Перевод с японского и вступление Екатерины Юдиной
Опубликовано в журнале Иностранная литература, номер 4, 2021
Хори Тацуо (1904–1953) — японский прозаик, поэт и переводчик, широко известный не только в Японии, но и за ее пределами. В то же время русский читатель с его произведениями практически не знаком.
Стиль прозы Хори Тацуо высоко оценивал Кавабата Ясунари. Сам же Хори считал себя учеником и последователем другого не менее известного японского писателя тех лет — Акутагавы Рюноскэ. Их первая встреча состоялась в 1923 году, когда Хори было всего девятнадцать, и во многом повлияла не только на творческий, но и жизненный путь молодого человека.
Хори Тацуо — представитель “литературы эпохи Сёва”: его главные произведения были созданы в период между 1925 и 1946 годами. В те годы литературную жизнь Японии отличало многообразие творческих направлений. “Открытие” страны и последовавшие за этим изменения, коснувшиеся всех сфер жизни японского общества, необходимость ответа на “вызов” западной цивилизации и переосмысление в связи с этим собственной традиции порождали ситуацию постоянного философского поиска. Это в полной мере относится и к творчеству Хори Тацуо, хотя в его случае подобный контекст, как можно предположить, усугублялся обстоятельствами жизни писателя: гибель матери во время Великого токийского землетрясения, тяжелая болезнь легких, безвременная кончина невесты…
В начале 30-х годов Хори Тацуо примкнул к модернистскому объединению “Школа нового искусства” — Синко гэйдзюцу ха, провозгласившему своим идеалом “чистое искусство” и абсолютную аполитичность. Подобно прочим участникам “Школы”, писатель уделял внимание совершенствованию формы, экспериментировал с языком: использовал в своих текстах западные заимствования, целенаправленно менял чтение иероглифов, придавал новые значения исконно японским словам. Однако апологетом идеи “искусства ради искусства” он не стал. Эстетизм его произведений нередко служит лишь идеально подогнанной оправой, способом задать читателю весьма непростые вопросы, не произнося их вслух. Можно сказать, что подобная манера в принципе свойственна японской традиции, однако в работах Хори Тацуо она обретает новое значение, дополняя и, кажется, подменяя собой некоторые установки и приемы японского модернизма начала 30-х годов.
Жизненный опыт предопределил особое внимание писателя к темам смерти и конечности человеческого существования, посредством которых его герои по-новому осознают смысл и ценность жизни.
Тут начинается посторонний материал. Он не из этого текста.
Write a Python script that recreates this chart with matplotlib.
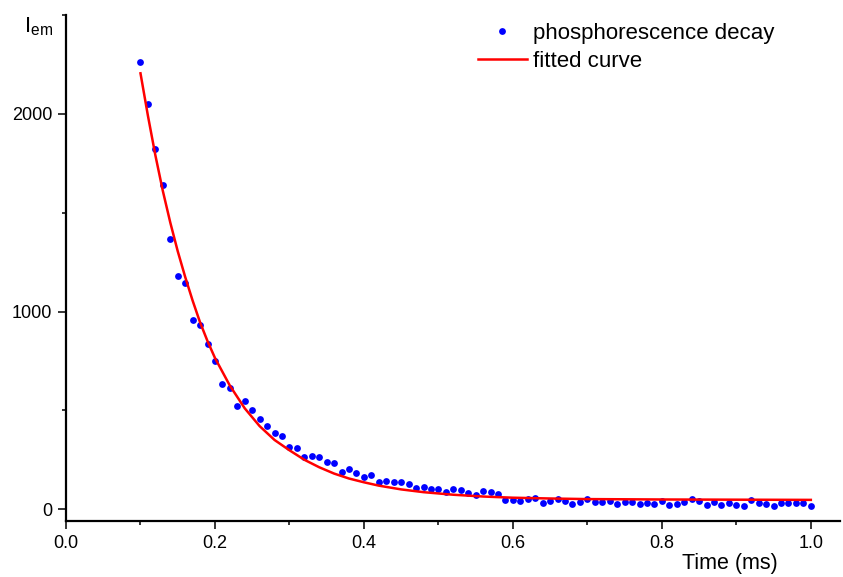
import matplotlib
matplotlib.use('Agg')
import matplotlib.pyplot as plt
from matplotlib.ticker import MultipleLocator
import numpy as np

plt.rcParams['font.family'] = ['Liberation Sans', 'DejaVu Sans']
plt.rcParams['mathtext.fontset'] = 'custom'
plt.rcParams['mathtext.rm'] = 'Liberation Sans'
plt.rcParams['mathtext.it'] = 'Liberation Sans'

# measured decay, one point every 0.01 ms from 0.10 to 1.00
time_ms = np.round(np.arange(10, 101) / 100.0, 2)
intensity = [
    2260, 2051, 1821, 1642, 1369, 1182, 1143, 957, 932, 835,
    748, 633, 613, 520, 547, 503, 457, 419, 383, 370,
    316, 311, 265, 268, 265, 240, 233, 187, 203, 182,
    164, 171, 138, 145, 135, 138, 125, 106, 113, 101,
    101, 85, 101, 96, 81, 72, 93, 86, 76, 46,
    46, 42, 52, 57, 32, 42, 52, 41, 27, 34,
    49, 34, 34, 42, 27, 37, 37, 25, 29, 27,
    39, 20, 27, 35, 49, 42, 19, 34, 22, 29,
    22, 14, 46, 30, 27, 17, 30, 29, 32, 32,
    17,
]

# fitted curve
fit_t = [0.10, 0.11, 0.12, 0.13, 0.14, 0.15, 0.16, 0.17, 0.18, 0.19,
         0.20, 0.22, 0.24, 0.26, 0.28, 0.30, 0.32, 0.34, 0.36, 0.38,
         0.40, 0.42, 0.45, 0.48, 0.52, 0.56, 0.60, 0.65, 0.70, 0.80,
         0.90, 1.00]
fit_val = [2205, 1990, 1790, 1610, 1450, 1305, 1175, 1055, 945, 850,
           765, 625, 510, 420, 350, 298, 250, 212, 180, 155,
           136, 119, 100, 86, 73, 64, 58, 54, 51, 49,
           48, 47]

fig = plt.figure(figsize=(8.43, 5.77), dpi=100)
ax = fig.add_axes([0.0783, 0.097, 0.918, 0.877])

ax.plot(time_ms, intensity, 'o', color='#0000ff', markersize=4.9,
        markeredgewidth=0, label='phosphorescence decay')
ax.plot(fit_t, fit_val, '-', color='#ff0000', linewidth=1.8,
        label='fitted curve')

ax.set_xlim(0, 1.039)
ax.set_ylim(-60, 2500)
ax.xaxis.set_major_locator(MultipleLocator(0.2))
ax.xaxis.set_minor_locator(MultipleLocator(0.1))
ax.yaxis.set_major_locator(MultipleLocator(1000))
ax.yaxis.set_minor_locator(MultipleLocator(500))
ax.xaxis.set_major_formatter(matplotlib.ticker.FormatStrFormatter('%.1f'))

for s in ['top', 'right']:
    ax.spines[s].set_visible(False)
for s in ['left', 'bottom']:
    ax.spines[s].set_linewidth(1.6)
ax.tick_params(which='major', direction='out', length=6, width=1.1,
               labelsize=13, pad=4)
ax.tick_params(which='minor', direction='out', length=3, width=1.1)

ax.text(-0.054, 1.0, r'I$_{\rm em}$', transform=ax.transAxes,
        ha='left', va='top', fontsize=16)
ax.text(0.92, -0.064, 'Time (ms)', transform=ax.transAxes,
        ha='right', va='top', fontsize=15.5)

leg = ax.legend(loc='upper left', bbox_to_anchor=(0.532, 0.984),
                frameon=False, fontsize=16, borderpad=0,
                borderaxespad=0, handlelength=2.2, handletextpad=0.3,
                labelspacing=0.3, numpoints=1)

fig.savefig('out.png', dpi=100)
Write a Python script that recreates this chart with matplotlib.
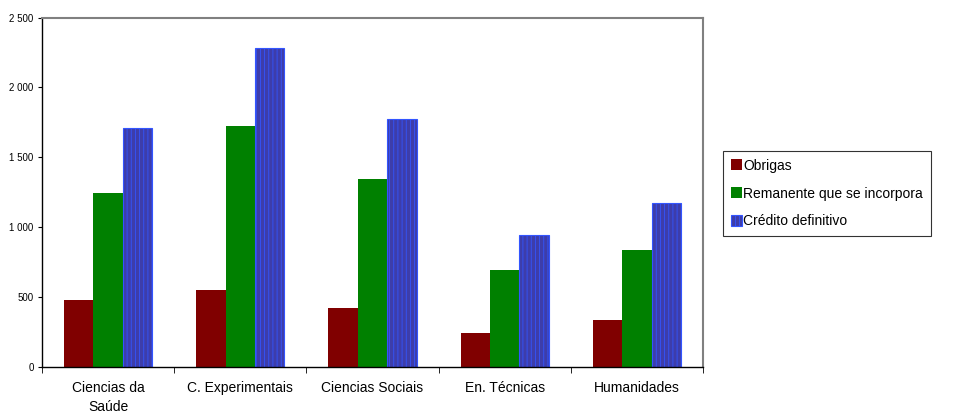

В то же время есть среди произведений Хори вещи, в которых лейтмотив смерти кажется не столь явным или же вовсе не заметным — настолько они переполнены любовью к окружающему миру. Одно из таких произведений — рассказ “Соломенная шляпка”, впервые опубликованный в 1932 году. Считается, что для писателя он во многом является автобиографическим.
Проза бывает “кинематографичной”, образы — зримыми. Но в данном случае мы можем спокойно закрыть глаза, чтобы не отвлекаться на постороннее: этот текст словно сплетен из солнечного света, который все равно пробьется сквозь веки, витающих в воздухе легких ароматов и — ритма. Ритмический рисунок здесь пока не такой сложный и четкий, как в более поздних вещах автора (так, например, композиционным прообразом одной из повестей Хори Тацуо становятся фуги И. С. Баха), но очень естественный. Повествование бежит от одного воспоминания к другому, словно перекатывается с горки на горку, а еще вернее — скользит с волны на волну. Казалось бы, мы слышим лишь один голос — голос автора, но и он двоится. Вот с нами короткими обрывистыми фразами говорит юноша, почти еще мальчишка: все скачет вокруг, мелькает, отсвечивает — не угнаться; а вот его голос на середине фразы вдруг меняется: поток воспоминаний становится таким бурным, что сметает годы, разделяющие автора и его героя, и слышится уже совсем иная речь.
Все в этом рассказе балансирует на грани, между догадками юности и загадками памяти более зрелых лет: было ли на самом деле, не было — этого, похоже, не знают или не хотят знать ни герой, ни автор. Но ощущения — яркие, красочные — свидетельствуют: было. И разливаются вокруг запахи сосновой смолы, нагретой за день земли и поджаристой хлебной корки, которые не спешат таять даже после того, как история уже рассказана.